** Start Provided data **

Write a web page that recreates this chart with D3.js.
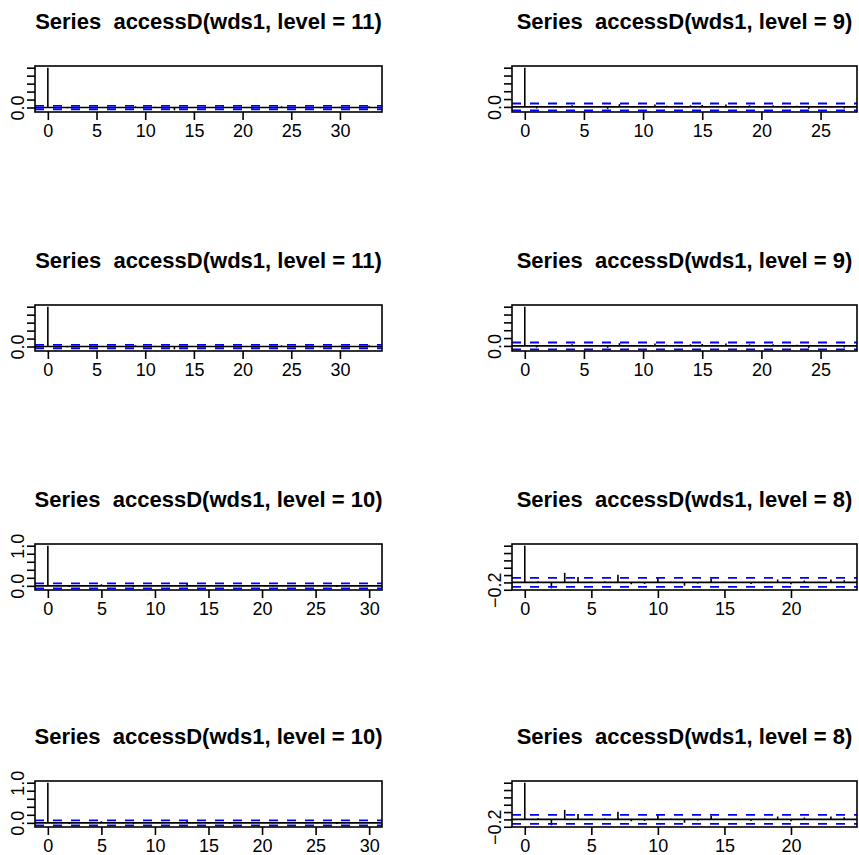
<!DOCTYPE html>
<html><head><meta charset="utf-8">
<script src="https://cdn.jsdelivr.net/npm/d3@7"></script>
<style>body{margin:0;background:#fff}svg{display:block}text{white-space:pre}</style>
</head><body>
<svg id="c" width="859" height="855"></svg>
<script>
// ---- data ----
const titles = ["Series  accessD(wds1, level = 11)", "Series  accessD(wds1, level = 9)",
                "Series  accessD(wds1, level = 10)", "Series  accessD(wds1, level = 8)"];
const clims = [0.0433, 0.0866, 0.0613, 0.1225];
const acfL11 = [1, 0.01, -0.02, 0.01, 0.00, 0.02, -0.01, 0.01, 0.00, 0.03, -0.01, 0.02, 0.01, -0.07,
  0.02, 0.00, -0.01, 0.01, 0.03, 0.00, 0.01, -0.02, 0.01, 0.02, 0.03, -0.01, 0.00, 0.01, -0.02, 0.01,
  0.02, 0.00, -0.01, 0.03];
const acfL9 = [1, -0.04, 0.01, -0.01, 0.04, 0.00, 0.01, -0.05, 0.07, 0.01, -0.01, 0.06, 0.03, -0.01,
  0.04, 0.05, 0.00, 0.06, -0.01, 0.04, 0.01, 0.04, -0.01, 0.03, -0.05, 0.01, 0.02, -0.04];
const acfL10 = [1, 0.01, -0.03, 0.01, 0.00, 0.04, 0.01, -0.01, -0.03, 0.02, 0.00, 0.01, 0.02, 0.07,
  0.01, -0.01, 0.00, -0.02, 0.01, 0.02, 0.00, -0.01, 0.01, 0.02, -0.01, 0.00, 0.01, -0.03, 0.02, 0.01, 0.00];
const acfL8 = [1, 0.03, -0.16, 0.26, 0.15, 0.02, 0.03, 0.21, -0.05, -0.04, 0.12, 0.02, -0.09, -0.03,
  0.10, 0.02, 0.01, -0.04, 0.02, 0.08, -0.05, 0.05, 0.01, 0.08, 0.06];
const yTicks = [0, 0.2, 0.4, 0.6, 0.8, 1.0];
const yTicksL8 = [-0.2, 0, 0.2, 0.4, 0.6, 0.8, 1.0];
const yLabelsL11 = ["0.0"];
const yLabelsL9 = ["0.0"];
const yLabelsL10 = ["0.0", "1.0"];
const yLabelsL8 = ["\u22120.2"];
const xTicks = [0, 5, 10, 15, 20, 25, 30];

// ---- panels (row-major, 4 x 2) ----
const P11 = {title: titles[0], acf: acfL11, clim: clims[0], ticks: yTicks, labels: yLabelsL11};
const P9  = {title: titles[1], acf: acfL9,  clim: clims[1], ticks: yTicks, labels: yLabelsL9};
const P10 = {title: titles[2], acf: acfL10, clim: clims[2], ticks: yTicks, labels: yLabelsL10};
const P8  = {title: titles[3], acf: acfL8,  clim: clims[3], ticks: yTicksL8, labels: yLabelsL8};
const panels = [P11, P9, P11, P9, P10, P8, P10, P8];

// ---- layout ----
const colX = [[35, 382], [512, 857]];
const rowTop = [66, 305, 544, 781];
const boxH = 46;
const svg = d3.select("#c");
const fmt = d => (d < 0 ? "\u2212" : "") + Math.abs(d).toFixed(1);
const font = "'Liberation Sans', Arial, Helvetica, sans-serif";

panels.forEach((p, i) => {
  const col = i % 2, row = Math.floor(i / 2);
  const x0 = colX[col][0], x1 = colX[col][1];
  const y0 = rowTop[row], y1 = y0 + boxH;
  const n = p.acf.length - 1;
  const xe = n * 0.04;
  const x = d3.scaleLinear().domain([-xe, n + xe]).range([x0, x1]);
  const lo = Math.min(d3.min(p.acf), -p.clim), hi = Math.max(d3.max(p.acf), p.clim);
  const ye = (hi - lo) * 0.04;
  const y = d3.scaleLinear().domain([lo - ye, hi + ye]).range([y1, y0]);
  const g = svg.append("g");

  // title
  g.append("text").attr("x", (x0 + x1) / 2).attr("y", y0 - 37)
    .attr("text-anchor", "middle").attr("font-family", font)
    .attr("font-weight", "bold").attr("font-size", 22).text(p.title);

  // clip for ablines
  const cid = "clip" + i;
  g.append("clipPath").attr("id", cid).append("rect")
    .attr("x", x0).attr("y", y0).attr("width", x1 - x0).attr("height", boxH);
  const inner = g.append("g").attr("clip-path", `url(#${cid})`);

  // bars
  inner.selectAll("line.bar").data(p.acf).join("line").attr("class", "bar")
    .attr("x1", (d, k) => x(k)).attr("x2", (d, k) => x(k))
    .attr("y1", y(0)).attr("y2", d => y(d))
    .attr("stroke", "#000").attr("stroke-width", 1.6);
  // zero line
  inner.append("line").attr("x1", x0).attr("x2", x1).attr("y1", y(0)).attr("y2", y(0))
    .attr("stroke", "#000").attr("stroke-width", 1.6);
  // confidence lines
  [p.clim, -p.clim].forEach(c => {
    inner.append("line").attr("x1", x0).attr("x2", x1).attr("y1", y(c)).attr("y2", y(c))
      .attr("stroke", "#0000ff").attr("stroke-width", 1.8).attr("stroke-dasharray", "9,9");
  });

  // x axis
  const xt = xTicks.filter(t => t <= n);
  const xa = g.append("g").attr("transform", `translate(0,${y1})`)
    .call(d3.axisBottom(x).tickValues(xt).tickSize(8).tickPadding(4).tickFormat(d3.format("d")));
  xa.select(".domain").remove();
  xa.selectAll("line").attr("stroke-width", 1.6);
  xa.selectAll("text").attr("font-family", font).attr("font-size", 18).attr("fill", "#000");

  // y axis
  const ya = g.append("g").attr("transform", `translate(${x0},0)`)
    .call(d3.axisLeft(y).tickValues(p.ticks).tickSize(8).tickPadding(3)
      .tickFormat(d => p.labels.includes(fmt(d)) ? fmt(d) : ""));
  ya.select(".domain").remove();
  ya.selectAll("line").attr("stroke-width", 1.6);
  ya.selectAll("text").attr("font-family", font).attr("font-size", 18).attr("fill", "#000")
    .attr("text-anchor", "middle").attr("dy", 0).attr("x", 0).attr("y", -11)
    .attr("transform", "rotate(-90)");

  // box
  g.append("rect").attr("x", x0).attr("y", y0).attr("width", x1 - x0).attr("height", boxH)
    .attr("fill", "none").attr("stroke", "#000").attr("stroke-width", 1.6);
});
</script>
</body></html>
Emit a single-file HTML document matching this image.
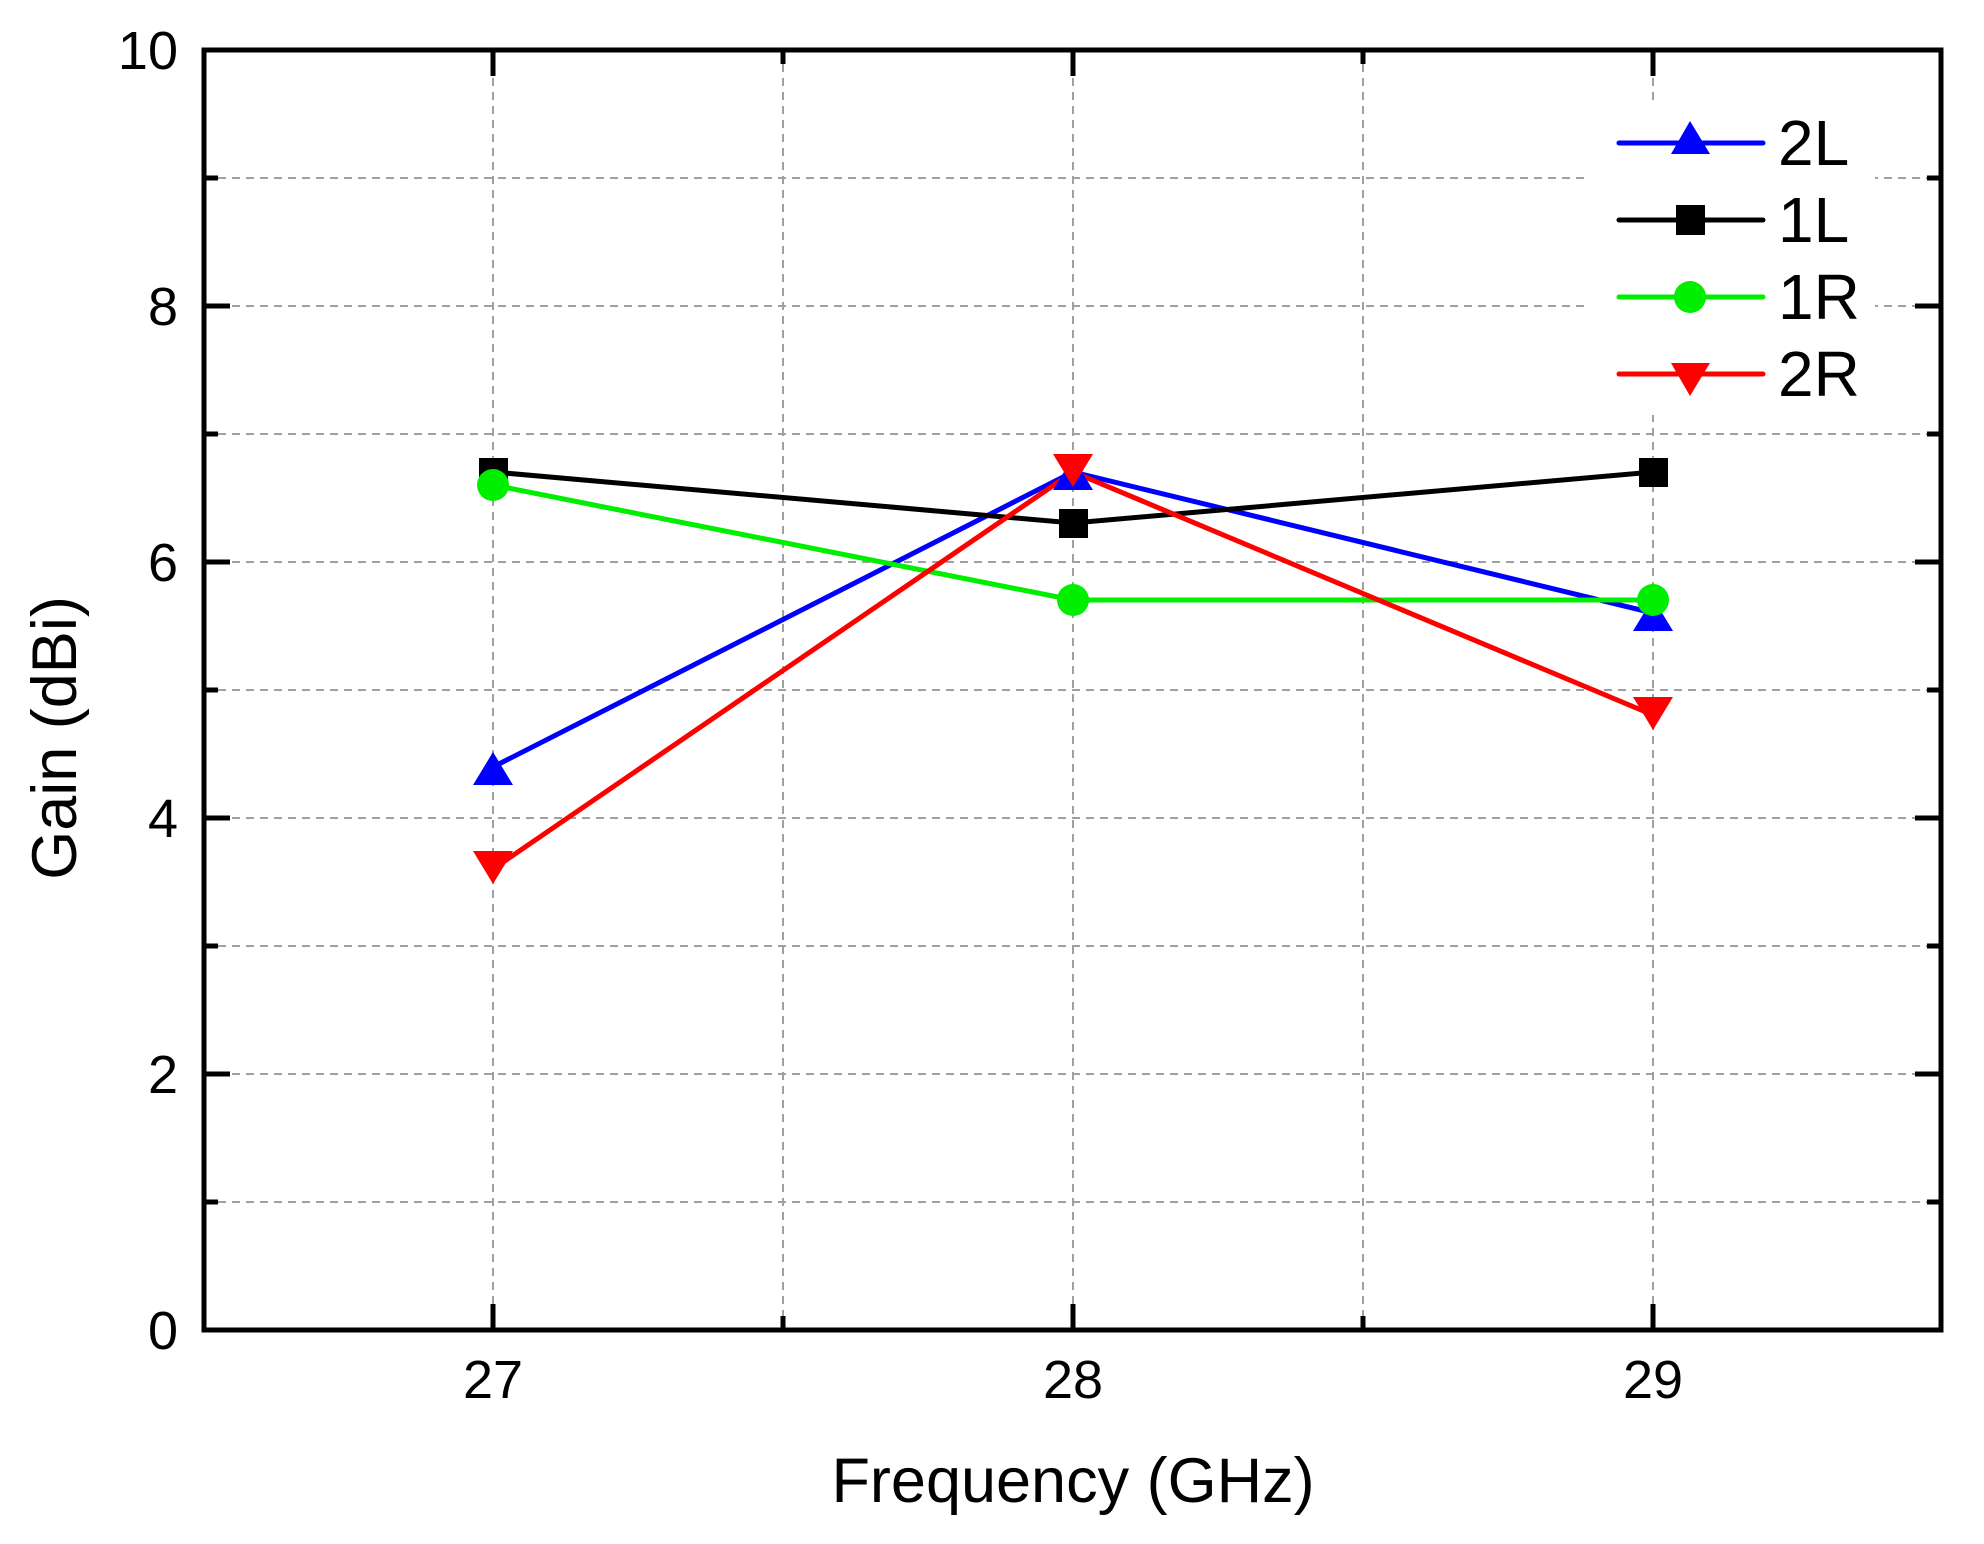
<!DOCTYPE html>
<html><head><style>body{margin:0;background:#fff}</style></head><body>
<svg width="1984" height="1539" xmlns="http://www.w3.org/2000/svg" font-family="Liberation Sans, Arial, sans-serif">
<g stroke="#a0a0a0" stroke-width="2" stroke-dasharray="8,6">
<line x1="204" x2="1941" y1="1202" y2="1202"/><line x1="204" x2="1941" y1="1074" y2="1074"/>
<line x1="204" x2="1941" y1="946" y2="946"/><line x1="204" x2="1941" y1="818" y2="818"/>
<line x1="204" x2="1941" y1="690" y2="690"/><line x1="204" x2="1941" y1="562" y2="562"/>
<line x1="204" x2="1941" y1="434" y2="434"/><line x1="204" x2="1941" y1="306" y2="306"/>
<line x1="204" x2="1941" y1="178" y2="178"/>
<line x1="493" x2="493" y1="50" y2="1330"/><line x1="783" x2="783" y1="50" y2="1330"/>
<line x1="1073" x2="1073" y1="50" y2="1330"/><line x1="1363" x2="1363" y1="50" y2="1330"/>
<line x1="1653" x2="1653" y1="50" y2="1330"/>
</g>
<rect x="1585" y="100" width="290" height="315" fill="#fff"/>
<g stroke="#000" stroke-width="5">
<line x1="204" x2="230" y1="1074" y2="1074"/><line x1="1941" x2="1915" y1="1074" y2="1074"/>
<line x1="204" x2="230" y1="818" y2="818"/><line x1="1941" x2="1915" y1="818" y2="818"/>
<line x1="204" x2="230" y1="562" y2="562"/><line x1="1941" x2="1915" y1="562" y2="562"/>
<line x1="204" x2="230" y1="306" y2="306"/><line x1="1941" x2="1915" y1="306" y2="306"/>
<line x1="204" x2="218" y1="1202" y2="1202"/><line x1="1941" x2="1927" y1="1202" y2="1202"/>
<line x1="204" x2="218" y1="946" y2="946"/><line x1="1941" x2="1927" y1="946" y2="946"/>
<line x1="204" x2="218" y1="690" y2="690"/><line x1="1941" x2="1927" y1="690" y2="690"/>
<line x1="204" x2="218" y1="434" y2="434"/><line x1="1941" x2="1927" y1="434" y2="434"/>
<line x1="204" x2="218" y1="178" y2="178"/><line x1="1941" x2="1927" y1="178" y2="178"/>
<line x1="493" x2="493" y1="1330" y2="1304"/><line x1="1073" x2="1073" y1="1330" y2="1304"/><line x1="1653" x2="1653" y1="1330" y2="1304"/>
<line x1="783" x2="783" y1="1330" y2="1316"/><line x1="1363" x2="1363" y1="1330" y2="1316"/>
<line x1="493" x2="493" y1="50" y2="76"/><line x1="1073" x2="1073" y1="50" y2="76"/><line x1="1653" x2="1653" y1="50" y2="76"/>
<line x1="783" x2="783" y1="50" y2="64"/><line x1="1363" x2="1363" y1="50" y2="64"/>
</g>
<rect x="204" y="50" width="1737" height="1280" fill="none" stroke="#000" stroke-width="5"/>
<g font-size="54" text-anchor="end">
<text x="178" y="1349">0</text><text x="178" y="1093">2</text><text x="178" y="837">4</text>
<text x="178" y="581">6</text><text x="178" y="325">8</text><text x="178" y="69">10</text>
</g>
<g font-size="54" text-anchor="middle">
<text x="493" y="1398">27</text><text x="1073" y="1398">28</text><text x="1653" y="1398">29</text>
</g>
<text x="1073" y="1502" font-size="63" text-anchor="middle">Frequency (GHz)</text>
<text transform="translate(76,738) rotate(-90)" font-size="63" text-anchor="middle">Gain (dBi)</text>
<g fill="none" stroke-width="5" stroke-linejoin="round">
<polyline stroke="#0000ff" points="493,767 1073,472 1653,613"/>
<polyline stroke="#000" points="493,472 1073,523 1653,472"/>
<polyline stroke="#00ee00" points="493,485 1073,600 1653,600"/>
<polyline stroke="#ff0000" points="493,869 1073,472 1653,715"/>
</g>
<g fill="#0000ff">
<polygon points="493,752 473,785 513,785"/><polygon points="1073,457 1053,490 1093,490"/><polygon points="1653,598 1633,631 1673,631"/>
</g>
<g fill="#000">
<rect x="479" y="458" width="29" height="29"/><rect x="1059" y="509" width="29" height="29"/><rect x="1639" y="458" width="29" height="29"/>
</g>
<g fill="#00ee00">
<circle cx="493" cy="485" r="16"/><circle cx="1073" cy="600" r="16"/><circle cx="1653" cy="600" r="16"/>
</g>
<g fill="#ff0000">
<polygon points="493,884 473,851 513,851"/><polygon points="1073,487 1053,454 1093,454"/><polygon points="1653,730 1633,697 1673,697"/>
</g>
<g stroke-width="5" stroke-linecap="round">
<line x1="1619" x2="1763" y1="143" y2="143" stroke="#0000ff"/>
<line x1="1619" x2="1763" y1="220" y2="220" stroke="#000"/>
<line x1="1619" x2="1763" y1="297" y2="297" stroke="#00ee00"/>
<line x1="1619" x2="1763" y1="374" y2="374" stroke="#ff0000"/>
</g>
<polygon points="1690,121 1671,154 1710,154" fill="#0000ff"/>
<rect x="1676" y="205" width="29" height="30" fill="#000"/>
<circle cx="1690" cy="297" r="16" fill="#00ee00"/>
<polygon points="1690,396 1671,363 1710,363" fill="#ff0000"/>
<g font-size="64">
<text x="1778" y="165">2L</text><text x="1778" y="242">1L</text>
<text x="1778" y="319">1R</text><text x="1778" y="396">2R</text>
</g>
</svg>
</body></html>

** End Provided data **

> [Brief]
Your task is to return the lines above, from the first one up to and including the line containing "const xTicks = [0, 5, 10, 15, 20, 25, 30];", minus any pictures.

> [Answer for this exercise]
Write a web page that recreates this chart with D3.js.
<!DOCTYPE html>
<html><head><meta charset="utf-8">
<script src="https://cdn.jsdelivr.net/npm/d3@7"></script>
<style>body{margin:0;background:#fff}svg{display:block}text{white-space:pre}</style>
</head><body>
<svg id="c" width="859" height="855"></svg>
<script>
// ---- data ----
const titles = ["Series  accessD(wds1, level = 11)", "Series  accessD(wds1, level = 9)",
                "Series  accessD(wds1, level = 10)", "Series  accessD(wds1, level = 8)"];
const clims = [0.0433, 0.0866, 0.0613, 0.1225];
const acfL11 = [1, 0.01, -0.02, 0.01, 0.00, 0.02, -0.01, 0.01, 0.00, 0.03, -0.01, 0.02, 0.01, -0.07,
  0.02, 0.00, -0.01, 0.01, 0.03, 0.00, 0.01, -0.02, 0.01, 0.02, 0.03, -0.01, 0.00, 0.01, -0.02, 0.01,
  0.02, 0.00, -0.01, 0.03];
const acfL9 = [1, -0.04, 0.01, -0.01, 0.04, 0.00, 0.01, -0.05, 0.07, 0.01, -0.01, 0.06, 0.03, -0.01,
  0.04, 0.05, 0.00, 0.06, -0.01, 0.04, 0.01, 0.04, -0.01, 0.03, -0.05, 0.01, 0.02, -0.04];
const acfL10 = [1, 0.01, -0.03, 0.01, 0.00, 0.04, 0.01, -0.01, -0.03, 0.02, 0.00, 0.01, 0.02, 0.07,
  0.01, -0.01, 0.00, -0.02, 0.01, 0.02, 0.00, -0.01, 0.01, 0.02, -0.01, 0.00, 0.01, -0.03, 0.02, 0.01, 0.00];
const acfL8 = [1, 0.03, -0.16, 0.26, 0.15, 0.02, 0.03, 0.21, -0.05, -0.04, 0.12, 0.02, -0.09, -0.03,
  0.10, 0.02, 0.01, -0.04, 0.02, 0.08, -0.05, 0.05, 0.01, 0.08, 0.06];
const yTicks = [0, 0.2, 0.4, 0.6, 0.8, 1.0];
const yTicksL8 = [-0.2, 0, 0.2, 0.4, 0.6, 0.8, 1.0];
const yLabelsL11 = ["0.0"];
const yLabelsL9 = ["0.0"];
const yLabelsL10 = ["0.0", "1.0"];
const yLabelsL8 = ["\u22120.2"];
const xTicks = [0, 5, 10, 15, 20, 25, 30];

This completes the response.